According to its most recent accounts, AJ Lucas Group spent $1.1 million last year on lobbying to overturn the fracking moratorium and on the maintenance of its sites. This is despite the fact that the Cuadrilla’s own founder has said that fracking in the UK will be impossible at any meaningful scale and will not help to address the energy price crisis.
“No sensible investors” would take the risk of undertaking large-scale projects in the UK, geologist Chris Cornelius told the Guardian.
Big Energy Interests
Ed Barker’s appointment isn’t Cuadrilla’s only link to the Conservative Party. Rachel Wolf co-wrote the Conservative’s 2019 Manifesto while continuing to work as a partner at Public First – a lobbying business which counted Cuadrilla among its clients.
The fracking firm’s close ties to the Conservative Party are also not unique to Boris Johnson’s premiership: as Prime Minister, David Cameron appointed the then chair of Cuadrilla, Lord John Browne, as the lead non-executive director of the Cabinet Office.
OpenDemocracy has revealed the scale of the ‘revolving door’ between major energy firms and Westminster, finding that at least a dozen energy insiders had been given key roles in energy policy, including a current board chairman at BP and five former Shell employees.
As revealed by Byline Times, Sunak himself has recently appointed a former Centrica director – the firm that owns British Gas – as his business and energy advisor.

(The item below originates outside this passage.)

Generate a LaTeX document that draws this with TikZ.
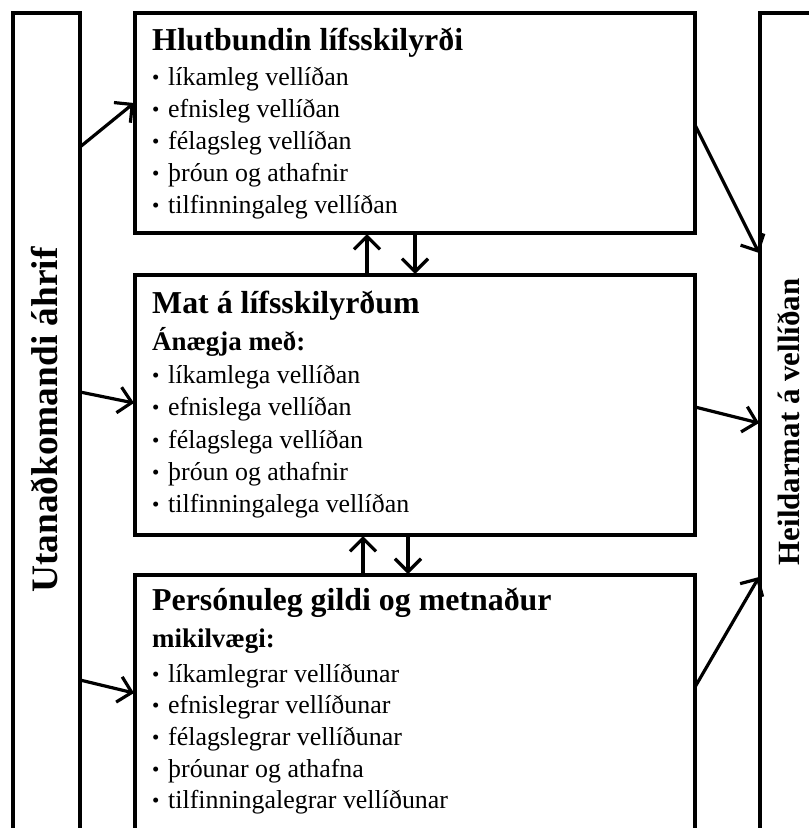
\documentclass[tikz,border=0pt]{standalone}
\usepackage{fontspec}
\setmainfont{Liberation Serif}
\usetikzlibrary{arrows.meta,calc}

\newcommand{\bul}{\makebox[16bp][l]{\raisebox{1bp}{\fontsize{21}{21}\selectfont •}}}

\begin{document}
\begin{tikzpicture}[x=1bp,y=-1bp,
    box/.style={draw,line width=4bp,inner sep=0,outer sep=0},
    conn/.style={line width=3.2bp,-{Straight Barb[length=13bp,width=26bp]}},
    head/.style={anchor=base west,inner sep=0,font=\bfseries\fontsize{32}{32}\selectfont},
    sub/.style={anchor=base west,inner sep=0,font=\bfseries\fontsize{27}{27}\selectfont},
    item/.style={anchor=base west,inner sep=0,font=\fontsize{26}{26}\selectfont},
    side/.style={rotate=90,inner sep=0,font=\bfseries\fontsize{#1}{#1}\selectfont}]
  \useasboundingbox (0,0) rectangle (809,828);
  \clip (0,0) rectangle (809,828);
  \fill[white] (0,0) rectangle (809,828);

  % boxes
  \node[box,minimum width=67bp,minimum height=887bp] (outer) at (46.5,456.5) {};
  \node[box,minimum width=140bp,minimum height=887bp] (overall) at (830,456.5) {};
  \node[box,minimum width=560bp,minimum height=220bp] (objective) at (415,123) {};
  \node[box,minimum width=560bp,minimum height=260bp] (evaluation) at (415,405) {};
  \node[box,minimum width=560bp,minimum height=325bp] (values) at (415,737.5) {};

  % side labels
  \node[side=37.5] (outerlabel) at (44,420) {Utanaðkomandi áhrif};
  \node[side=31] (overalllabel) at (789,422) {Heildarmat á vellíðan};

  % objective conditions
  \node[head] (objtitle) at (152,50) {Hlutbundin lífsskilyrði};
  \node[item] (obj1) at (152,85) {\bul líkamleg vellíðan};
  \node[item] (obj2) at (152,117) {\bul efnisleg vellíðan};
  \node[item] (obj3) at (152,149) {\bul félagsleg vellíðan};
  \node[item] (obj4) at (152,181) {\bul þróun og athafnir};
  \node[item] (obj5) at (152,213) {\bul tilfinningaleg vellíðan};

  % evaluation
  \node[head] (evaltitle) at (152,313) {Mat á lífsskilyrðum};
  \node[sub] (evalsub) at (152,350) {Ánægja með:};
  \node[item] (eval1) at (152,383) {\bul líkamlega vellíðan};
  \node[item] (eval2) at (152,415) {\bul efnislega vellíðan};
  \node[item] (eval3) at (152,448) {\bul félagslega vellíðan};
  \node[item] (eval4) at (152,480) {\bul þróun og athafnir};
  \node[item] (eval5) at (152,512) {\bul tilfinningalega vellíðan};

  % personal values
  \node[head] (valtitle) at (152,610) {Persónuleg gildi og metnaður};
  \node[sub] (valsub) at (152,647) {mikilvægi:};
  \node[item] (val1) at (152,682) {\bul líkamlegrar vellíðunar};
  \node[item] (val2) at (152,713) {\bul efnislegrar vellíðunar};
  \node[item] (val3) at (152,745) {\bul félagslegrar vellíðunar};
  \node[item] (val4) at (152,777) {\bul þróunar og athafna};
  \node[item] (val5) at (152,808) {\bul tilfinningalegrar vellíðunar};

  % connectors
  \draw[conn] ($(outer.north east)+(0,134)$) -- ($(objective.north west)+(-1,90)$);
  \draw[conn] ($(outer.north east)+(0,379)$) -- ($(evaluation.north west)+(-1,128)$);
  \draw[conn] ($(outer.north east)+(0,667)$) -- ($(values.north west)+(-1,118)$);
  \draw[conn] ($(objective.north east)+(0,112)$) -- ($(overall.north west)+(-1,240)$);
  \draw[conn] ($(evaluation.north east)+(0,132)$) -- ($(overall.north west)+(-1,410)$);
  \draw[conn] ($(values.north east)+(0,112)$) -- ($(overall.north west)+(-1,564)$);
  \draw[conn] ($(evaluation.north west)+(232,0)$) -- ($(objective.south west)+(232,1)$);
  \draw[conn] (objective.south) -- ($(evaluation.north)+(0,-1)$);
  \draw[conn] ($(values.north west)+(228,0)$) -- ($(evaluation.south west)+(228,1)$);
  \draw[conn] ($(evaluation.south west)+(273,0)$) -- ($(values.north west)+(273,-1)$);
\end{tikzpicture}
\end{document}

This comes after Sunak received £141,000 from energy interests during his Conservative leadership campaign this summer.
The party Sunak now leads has itself directly received £1.3 million in donations from fossil fuel interests and climate sceptics between December 2019 and October 2021.
Sunak made a flying visit to the COP27 UN climate change summit in Egypt last week, joining his predecessor and Barker’s former client Johnson at the climate summit.
Speaking at the conference, Johnson – who planned to extract more oil and gas from the North Sea during his premiership – said that “now is not the time to go wibbly-wobbly on net zero”. But, as Baker’s appointment further deepens links between the Government and energy firms, Johnson’s warning may be too late.
Cuadrilla and Ed Barker did not respond to requests for comment.